Por Andrey Lehnemann
Na semana passada, José Pepe Mujica discursou na ONU. E isso, em muitos casos, seria o bastante para classificar um texto político em um desses encontros sócio-mundiais: algo sem inspiração, superficial, sem coragem, pragmático, apenas uma chamada dizendo que foi feito um discurso em tal local. Na maioria dos casos, o necessário acaba sendo o cumprimento à risca de um lead jornalístico: o que, onde, quando e por que. As matérias tendem a serem tão coniventes com o pragmatismo quanto os textos que são frutos de análise. Criou-se um mundo em que apenas o cronista ou colunista possui algum tipo de voz. Muitos jornais seguem essa cartilha.

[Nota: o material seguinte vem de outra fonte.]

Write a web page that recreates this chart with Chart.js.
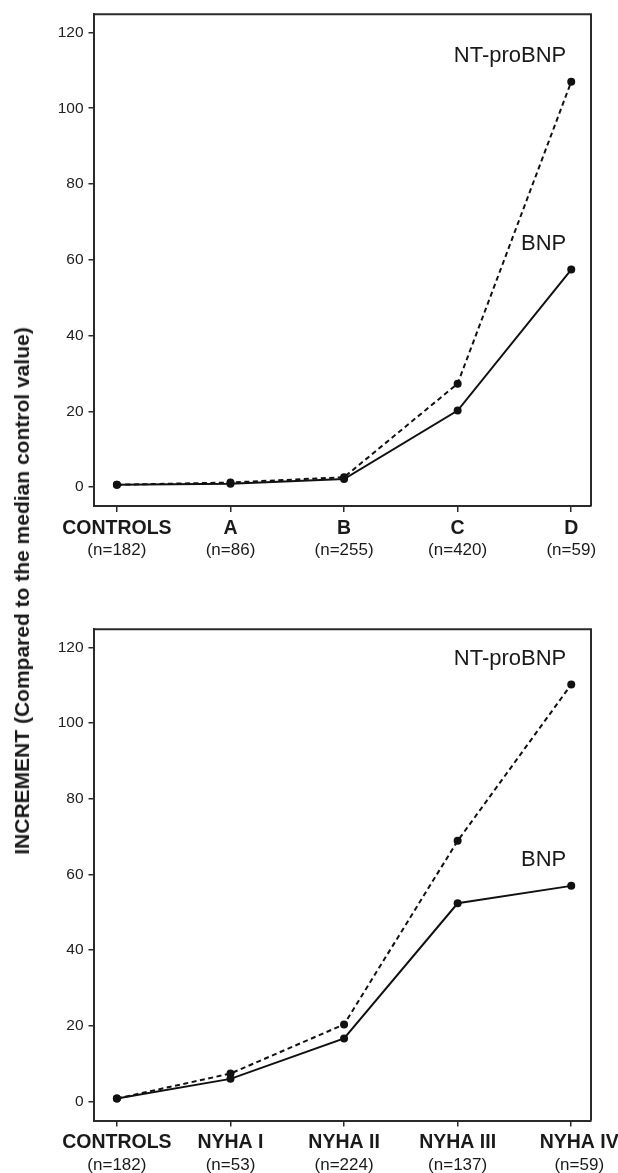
<!DOCTYPE html>
<html>
<head>
<meta charset="utf-8">
<script src="https://cdn.jsdelivr.net/npm/chart.js@4/dist/chart.umd.min.js"></script>
<style>
  html, body { margin: 0; padding: 0; background: #fff; }
  #page { position: relative; width: 618px; height: 1173px; overflow: hidden; }
  canvas { position: absolute; left: 0; }
  #cvStage { top: 0; }
  #cvNyha { top: 580px; }
  #ytitle {
    position: absolute; left: 22px; top: 591px; white-space: nowrap;
    transform: translate(-50%, -50%) rotate(-90deg);
    font: bold 21px "Liberation Sans", Arial, sans-serif; color: #1a1a1a;
  }
</style>
</head>
<body>
<div id="page">
  <canvas id="cvStage" width="618" height="580"></canvas>
  <canvas id="cvNyha" width="618" height="593"></canvas>
  <div id="ytitle">INCREMENT (Compared to the median control value)</div>
</div>
<script>
// ===== Data =====
const stageCats   = ["CONTROLS", "A", "B", "C", "D"];
const stageCounts = ["(n=182)", "(n=86)", "(n=255)", "(n=420)", "(n=59)"];
const stageBNP    = [0.6, 0.9, 2.1, 20.2, 57.4];
const stageNT     = [0.6, 1.2, 2.6, 27.3, 107.0];

const nyhaCats   = ["CONTROLS", "NYHA I", "NYHA II", "NYHA III", "NYHA IV"];
const nyhaCounts = ["(n=182)", "(n=53)", "(n=224)", "(n=137)", "(n=59)"];
const nyhaBNP    = [0.8, 6.0, 16.7, 52.4, 57.0];
const nyhaNT     = [0.8, 7.4, 20.4, 68.9, 110.2];

const yTicks = [0, 20, 40, 60, 80, 100, 120];

const FONT = '"Liberation Sans", Arial, sans-serif';
const INK = "#111";
const AXIS = "#2a2a2a";

// frame (top/right), category labels and series names
function labelsPlugin(cats, counts, lastShift) {
  return {
    id: "labels",
    afterDraw(chart) {
      const { ctx, chartArea: a, scales: { x } } = chart;
      ctx.save();
      ctx.strokeStyle = AXIS; ctx.lineWidth = 2;
      ctx.beginPath();
      ctx.moveTo(a.left, a.top); ctx.lineTo(a.right, a.top); ctx.lineTo(a.right, a.bottom);
      ctx.stroke();

      ctx.fillStyle = "#1a1a1a"; ctx.textAlign = "center"; ctx.textBaseline = "middle";
      cats.forEach((c, i) => {
        const px = x.getPixelForValue(i) + (i === cats.length - 1 ? lastShift : 0);
        ctx.font = "bold 19.5px " + FONT;
        ctx.fillText(c, px, a.bottom + 22.5);
        ctx.font = "17px " + FONT;
        ctx.fillText(counts[i], px, a.bottom + 44.5);
      });

      ctx.font = "22px " + FONT; ctx.textAlign = "right";
      chart.data.datasets.forEach((ds, di) => {
        const pts = chart.getDatasetMeta(di).data;
        const p = pts[pts.length - 1];
        ctx.fillText(ds.label, p.x - 5, p.y - 26);
      });
      ctx.restore();
    }
  };
}

function makeChart(id, cats, counts, bnp, nt, pad, xHeight, lastShift) {
  const toPts = arr => arr.map((v, i) => ({ x: i, y: v }));
  return new Chart(document.getElementById(id), {
    type: "line",
    data: {
      datasets: [
        { label: "NT-proBNP", data: toPts(nt), borderColor: INK, borderWidth: 2,
          borderDash: [5, 3.5], pointRadius: 4, pointBackgroundColor: INK, pointBorderWidth: 0, tension: 0 },
        { label: "BNP", data: toPts(bnp), borderColor: INK, borderWidth: 2,
          pointRadius: 4, pointBackgroundColor: INK, pointBorderWidth: 0, tension: 0 }
      ]
    },
    options: {
      responsive: false,
      animation: false,
      layout: { padding: pad },
      plugins: { legend: { display: false }, tooltip: { enabled: false } },
      scales: {
        x: {
          type: "linear", min: -0.206, max: 4.174,
          afterBuildTicks: s => { s.ticks = cats.map((c, i) => ({ value: i })); },
          afterFit: s => { s.height = xHeight; },
          ticks: { display: false },
          grid: { display: true, drawOnChartArea: false, drawTicks: true, tickLength: 6, color: AXIS, lineWidth: 1.5 },
          border: { display: true, color: AXIS, width: 2 }
        },
        y: {
          min: -5, max: 124.8,
          afterBuildTicks: s => { s.ticks = yTicks.map(v => ({ value: v })); },
          afterFit: s => { s.width = 93.5; },
          ticks: { color: "#222", font: { family: FONT, size: 15.5 }, padding: 5 },
          grid: { display: true, drawOnChartArea: false, drawTicks: true, tickLength: 5, color: AXIS, lineWidth: 1.5 },
          border: { display: true, color: AXIS, width: 2 }
        }
      }
    },
    plugins: [labelsPlugin(cats, counts, lastShift)]
  });
}

makeChart("cvStage", stageCats, stageCounts, stageBNP, stageNT,
  { top: 13.3, right: 27, left: 0, bottom: 0 }, 74, 0);
makeChart("cvNyha", nyhaCats, nyhaCounts, nyhaBNP, nyhaNT,
  { top: 49.3, right: 27, left: 0, bottom: 0 }, 52.5, 8);
</script>
</body>
</html>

Mas estou fugindo do assunto.
O que quero dizer é que, bem, Pepe Mujica discursou na ONU durante a 68ª Assembleia Geral, ocorrida em Nova York, no dia 24 de setembro. E isso me fez lembrar uma velha questão: qual é a historicidade de um discurso? Como consideramos algo instantaneamente histórico, algo atemporal? Acredito que isso vem de uma miscigenação de vários fatores: quem fez, por que fez e em qual período fez. Aquela velha questãozinha insistente chamada período histórico. Martin Luther King, por exemplo, estava inserido em um. Numa época – não tão longínqua assim – em que a segregação racial ainda era uma realidade, o pastor simbolizou belíssima e simbolicamente o momento em que o mundo vivia em seu memorável discurso. O famoso texto de Churchill proferido em 1940 retratava uma época de guerra – sangue, suor e lágrimas eram pré-requisitos de um líder. E será que o próprio imaginaria que, apesar de ser um exímio orador e articulador, seus discursos seriam frutos de análises nos anos que viriam? Talvez nem Hitler soubesse a importância histórica de seu discurso de posse e arrisco que nem Gandhi sabia onde estava se metendo.
É um assunto interessante: o eco de nossas palavras no espaço-tempo. Como sabemos que nossas falas ou escritos serão estudados em escolas futuramente ou que, numa perspectiva mais ingênua, seremos homens que fazem a história acontecer. Nesse sentido, Mujica não quer ser esse homem – está lá, em seu discurso. “Obviamente, não somos tão iludidos, nada disso acontecerá; nem coisas parecidas”. O objetivo é indicar e refletir nossos próprios erros como ser humanos através da história. E clamar por uma mudança de rumo. Mujica busca um comprometimento social significativo, científico e, além de tudo, humano. Não político. Algo que diz muito sobre o que sua figura se tornou em esfera mundial. Não subestimem o pequeno senhor que vem do sul, lá daquelas planícies suaves e temperadas, não. Classificar o discurso como um ataque direto aos Estados Unidos apenas serve para assinalar algo que o próprio texto do uruguaio aponta: não conseguimos pensar puramente no coletivo, que o pensamento globalizado é uma farsa e que cada um pensa em seus próprios esbanjamentos, nada mais.
O discurso do agricultor e presidente uruguaio não difere muito daquele que Martin Luther King ousou pronunciar um dia. Está apenas atualizado. Se antes a luta era contra a segregação racial, agora passa a ser contra a segregação social. O sonho mudou. Talvez Mujica também não tenha ideia da importância histórica de seu discurso, mas isso a própria história se encarregará de assegurar.